- EXERCISE AIM:
Set down the full listing exactly as given. Any pictures are to be left out.

- SUPPLIED MATERIAL:
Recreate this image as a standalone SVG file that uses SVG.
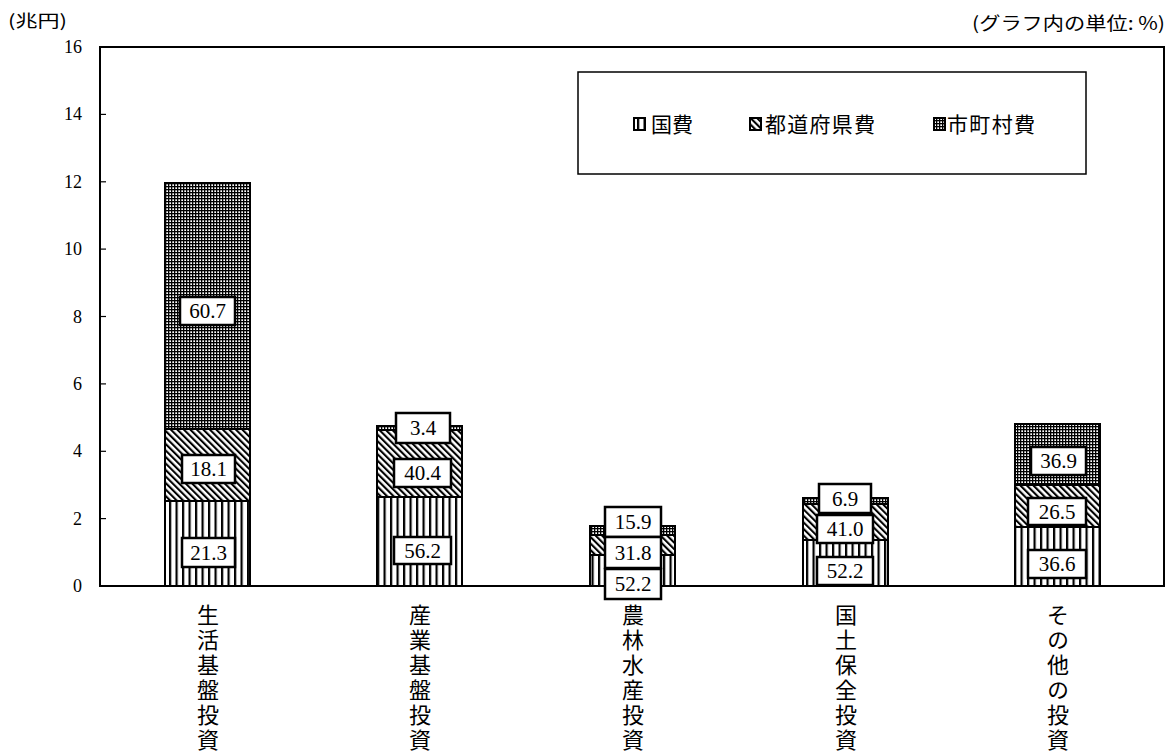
<svg xmlns="http://www.w3.org/2000/svg" width="1173" height="752" viewBox="0 0 1173 752">
<defs>
<pattern id="pV" patternUnits="userSpaceOnUse" width="6.5" height="10"><rect width="6.5" height="10" fill="#fff"/><rect x="0" width="2.2" height="10" fill="#000"/></pattern>
<pattern id="pD" patternUnits="userSpaceOnUse" width="4.6" height="5" patternTransform="rotate(-45)"><rect width="4.6" height="5" fill="#fff"/><rect width="2.1" height="5" fill="#000"/></pattern>
<pattern id="pG" patternUnits="userSpaceOnUse" width="3" height="3"><rect width="3" height="3" fill="#fff"/><rect width="3" height="1.3" fill="#000"/><rect width="1.3" height="3" fill="#000"/></pattern>
<style>
.seg{stroke:#000;stroke-width:2}
.v{fill:url(#pV)}.d{fill:url(#pD)}.g{fill:url(#pG)}
.box{fill:#fff;stroke:#000;stroke-width:2.5}
.num{font-family:"Liberation Serif",serif;font-size:21px;text-anchor:middle;fill:#000}
.ax{font-family:"Liberation Serif",serif;font-size:18px;text-anchor:end;fill:#000}
.jp{font-family:"Noto Sans CJK JP",sans-serif;fill:#000}
.cat{font-family:"Noto Sans CJK JP",sans-serif;font-size:22px;fill:#000;writing-mode:vertical-rl;letter-spacing:3px}
</style>
</defs>
<rect width="1173" height="752" fill="#fff"/>
<g id="axes">
<rect x="100" y="47" width="1064" height="539" fill="none" stroke="#000" stroke-width="2"/>
<g stroke="#000" stroke-width="1.2">
<line x1="100" y1="518.6" x2="106" y2="518.6"/><line x1="100" y1="451.3" x2="106" y2="451.3"/><line x1="100" y1="383.9" x2="106" y2="383.9"/><line x1="100" y1="316.5" x2="106" y2="316.5"/><line x1="100" y1="249.1" x2="106" y2="249.1"/><line x1="100" y1="181.8" x2="106" y2="181.8"/><line x1="100" y1="114.4" x2="106" y2="114.4"/>
</g>
<text class="ax" x="82" y="592">0</text><text class="ax" x="82" y="525">2</text><text class="ax" x="82" y="457">4</text><text class="ax" x="82" y="390">6</text><text class="ax" x="82" y="323">8</text><text class="ax" x="82" y="255">10</text><text class="ax" x="82" y="188">12</text><text class="ax" x="82" y="120">14</text><text class="ax" x="82" y="53">16</text>
<text class="jp" x="8" y="27" font-size="17" textLength="59" lengthAdjust="spacingAndGlyphs">(兆円)</text>
<text class="jp" x="972" y="30" font-size="18" textLength="193" lengthAdjust="spacingAndGlyphs">(グラフ内の単位: %)</text>
</g>
<g id="legend">
<rect x="578" y="72" width="508" height="102" fill="#fff" stroke="#000" stroke-width="1.5"/>
<rect x="634" y="118" width="11" height="12" class="seg v"/>
<text class="jp" x="651" y="132" font-size="21">国費</text>
<rect x="750" y="118" width="11" height="12" class="seg d"/>
<text class="jp" x="765" y="132" font-size="21" textLength="110">都道府県費</text>
<rect x="934" y="118" width="11" height="12" class="seg g"/>
<text class="jp" x="947" y="132" font-size="21" textLength="88">市町村費</text>
</g>
<g id="bar1">
<rect x="165" y="501" width="85" height="85" class="seg v"/>
<rect x="165" y="429" width="85" height="72" class="seg d"/>
<rect x="165" y="183" width="85" height="246" class="seg g"/>
<rect x="180" y="297" width="55" height="28" class="box"/><text class="num" x="207.5" y="318">60.7</text>
<rect x="182" y="455" width="53" height="28" class="box"/><text class="num" x="208.5" y="476">18.1</text>
<rect x="182" y="538" width="53" height="29" class="box"/><text class="num" x="208.5" y="559.5">21.3</text>
<text class="cat" x="208" y="604">生活基盤投資</text>
</g>
<g id="bar2">
<rect x="377" y="497" width="85" height="89" class="seg v"/>
<rect x="377" y="430" width="85" height="67" class="seg d"/>
<rect x="377" y="426" width="85" height="4" class="seg g"/>
<rect x="396" y="413" width="54" height="30" class="box"/><text class="num" x="423" y="435">3.4</text>
<rect x="394" y="459" width="57" height="28" class="box"/><text class="num" x="422.5" y="480">40.4</text>
<rect x="394" y="537" width="57" height="27" class="box"/><text class="num" x="422.5" y="558">56.2</text>
<text class="cat" x="420" y="604">産業基盤投資</text>
</g>
<g id="bar3">
<rect x="590" y="555" width="85" height="31" class="seg v"/>
<rect x="590" y="535" width="85" height="20" class="seg d"/>
<rect x="590" y="526" width="85" height="9" class="seg g"/>
<rect x="605" y="507" width="56" height="30" class="box"/><text class="num" x="633" y="529">15.9</text>
<rect x="605" y="537" width="56" height="31" class="box"/><text class="num" x="633" y="560">31.8</text>
<rect x="605" y="569" width="56" height="30" class="box"/><text class="num" x="633" y="591">52.2</text>
<text class="cat" x="633" y="604">農林水産投資</text>
</g>
<g id="bar4">
<rect x="803" y="540" width="85" height="46" class="seg v"/>
<rect x="803" y="504" width="85" height="36" class="seg d"/>
<rect x="803" y="498" width="85" height="6" class="seg g"/>
<rect x="819" y="484" width="52" height="29" class="box"/><text class="num" x="845" y="506">6.9</text>
<rect x="817" y="515" width="56" height="28" class="box"/><text class="num" x="845" y="536">41.0</text>
<rect x="817" y="557" width="56" height="28" class="box"/><text class="num" x="845" y="578">52.2</text>
<text class="cat" x="846" y="604">国土保全投資</text>
</g>
<g id="bar5">
<rect x="1015" y="527" width="85" height="59" class="seg v"/>
<rect x="1015" y="485" width="85" height="42" class="seg d"/>
<rect x="1015" y="424" width="85" height="61" class="seg g"/>
<rect x="1031" y="447" width="55" height="28" class="box"/><text class="num" x="1058.5" y="468">36.9</text>
<rect x="1028" y="498" width="58" height="27" class="box"/><text class="num" x="1057" y="519">26.5</text>
<rect x="1028" y="550" width="58" height="28" class="box"/><text class="num" x="1057" y="571">36.6</text>
<text class="cat" x="1058" y="604">その他の投資</text>
</g>
</svg>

- RIGHT ANSWER:
Recreate this image as a standalone SVG file that uses SVG.
<svg xmlns="http://www.w3.org/2000/svg" width="1173" height="752" viewBox="0 0 1173 752">
<defs>
<pattern id="pV" patternUnits="userSpaceOnUse" width="6.5" height="10"><rect width="6.5" height="10" fill="#fff"/><rect x="0" width="2.2" height="10" fill="#000"/></pattern>
<pattern id="pD" patternUnits="userSpaceOnUse" width="4.6" height="5" patternTransform="rotate(-45)"><rect width="4.6" height="5" fill="#fff"/><rect width="2.1" height="5" fill="#000"/></pattern>
<pattern id="pG" patternUnits="userSpaceOnUse" width="3" height="3"><rect width="3" height="3" fill="#fff"/><rect width="3" height="1.3" fill="#000"/><rect width="1.3" height="3" fill="#000"/></pattern>
<style>
.seg{stroke:#000;stroke-width:2}
.v{fill:url(#pV)}.d{fill:url(#pD)}.g{fill:url(#pG)}
.box{fill:#fff;stroke:#000;stroke-width:2.5}
.num{font-family:"Liberation Serif",serif;font-size:21px;text-anchor:middle;fill:#000}
.ax{font-family:"Liberation Serif",serif;font-size:18px;text-anchor:end;fill:#000}
.jp{font-family:"Noto Sans CJK JP",sans-serif;fill:#000}
.cat{font-family:"Noto Sans CJK JP",sans-serif;font-size:22px;fill:#000;writing-mode:vertical-rl;letter-spacing:3px}
</style>
</defs>
<rect width="1173" height="752" fill="#fff"/>
<g id="axes">
<rect x="100" y="47" width="1064" height="539" fill="none" stroke="#000" stroke-width="2"/>
<g stroke="#000" stroke-width="1.2">
<line x1="100" y1="518.6" x2="106" y2="518.6"/><line x1="100" y1="451.3" x2="106" y2="451.3"/><line x1="100" y1="383.9" x2="106" y2="383.9"/><line x1="100" y1="316.5" x2="106" y2="316.5"/><line x1="100" y1="249.1" x2="106" y2="249.1"/><line x1="100" y1="181.8" x2="106" y2="181.8"/><line x1="100" y1="114.4" x2="106" y2="114.4"/>
</g>
<text class="ax" x="82" y="592">0</text><text class="ax" x="82" y="525">2</text><text class="ax" x="82" y="457">4</text><text class="ax" x="82" y="390">6</text><text class="ax" x="82" y="323">8</text><text class="ax" x="82" y="255">10</text><text class="ax" x="82" y="188">12</text><text class="ax" x="82" y="120">14</text><text class="ax" x="82" y="53">16</text>
<text class="jp" x="8" y="27" font-size="17" textLength="59" lengthAdjust="spacingAndGlyphs">(兆円)</text>
<text class="jp" x="972" y="30" font-size="18" textLength="193" lengthAdjust="spacingAndGlyphs">(グラフ内の単位: %)</text>
</g>
<g id="legend">
<rect x="578" y="72" width="508" height="102" fill="#fff" stroke="#000" stroke-width="1.5"/>
<rect x="634" y="118" width="11" height="12" class="seg v"/>
<text class="jp" x="651" y="132" font-size="21">国費</text>
<rect x="750" y="118" width="11" height="12" class="seg d"/>
<text class="jp" x="765" y="132" font-size="21" textLength="110">都道府県費</text>
<rect x="934" y="118" width="11" height="12" class="seg g"/>
<text class="jp" x="947" y="132" font-size="21" textLength="88">市町村費</text>
</g>
<g id="bar1">
<rect x="165" y="501" width="85" height="85" class="seg v"/>
<rect x="165" y="429" width="85" height="72" class="seg d"/>
<rect x="165" y="183" width="85" height="246" class="seg g"/>
<rect x="180" y="297" width="55" height="28" class="box"/><text class="num" x="207.5" y="318">60.7</text>
<rect x="182" y="455" width="53" height="28" class="box"/><text class="num" x="208.5" y="476">18.1</text>
<rect x="182" y="538" width="53" height="29" class="box"/><text class="num" x="208.5" y="559.5">21.3</text>
<text class="cat" x="208" y="604">生活基盤投資</text>
</g>
<g id="bar2">
<rect x="377" y="497" width="85" height="89" class="seg v"/>
<rect x="377" y="430" width="85" height="67" class="seg d"/>
<rect x="377" y="426" width="85" height="4" class="seg g"/>
<rect x="396" y="413" width="54" height="30" class="box"/><text class="num" x="423" y="435">3.4</text>
<rect x="394" y="459" width="57" height="28" class="box"/><text class="num" x="422.5" y="480">40.4</text>
<rect x="394" y="537" width="57" height="27" class="box"/><text class="num" x="422.5" y="558">56.2</text>
<text class="cat" x="420" y="604">産業基盤投資</text>
</g>
<g id="bar3">
<rect x="590" y="555" width="85" height="31" class="seg v"/>
<rect x="590" y="535" width="85" height="20" class="seg d"/>
<rect x="590" y="526" width="85" height="9" class="seg g"/>
<rect x="605" y="507" width="56" height="30" class="box"/><text class="num" x="633" y="529">15.9</text>
<rect x="605" y="537" width="56" height="31" class="box"/><text class="num" x="633" y="560">31.8</text>
<rect x="605" y="569" width="56" height="30" class="box"/><text class="num" x="633" y="591">52.2</text>
<text class="cat" x="633" y="604">農林水産投資</text>
</g>
<g id="bar4">
<rect x="803" y="540" width="85" height="46" class="seg v"/>
<rect x="803" y="504" width="85" height="36" class="seg d"/>
<rect x="803" y="498" width="85" height="6" class="seg g"/>
<rect x="819" y="484" width="52" height="29" class="box"/><text class="num" x="845" y="506">6.9</text>
<rect x="817" y="515" width="56" height="28" class="box"/><text class="num" x="845" y="536">41.0</text>
<rect x="817" y="557" width="56" height="28" class="box"/><text class="num" x="845" y="578">52.2</text>
<text class="cat" x="846" y="604">国土保全投資</text>
</g>
<g id="bar5">
<rect x="1015" y="527" width="85" height="59" class="seg v"/>
<rect x="1015" y="485" width="85" height="42" class="seg d"/>
<rect x="1015" y="424" width="85" height="61" class="seg g"/>
<rect x="1031" y="447" width="55" height="28" class="box"/><text class="num" x="1058.5" y="468">36.9</text>
<rect x="1028" y="498" width="58" height="27" class="box"/><text class="num" x="1057" y="519">26.5</text>
<rect x="1028" y="550" width="58" height="28" class="box"/><text class="num" x="1057" y="571">36.6</text>
<text class="cat" x="1058" y="604">その他の投資</text>
</g>
</svg>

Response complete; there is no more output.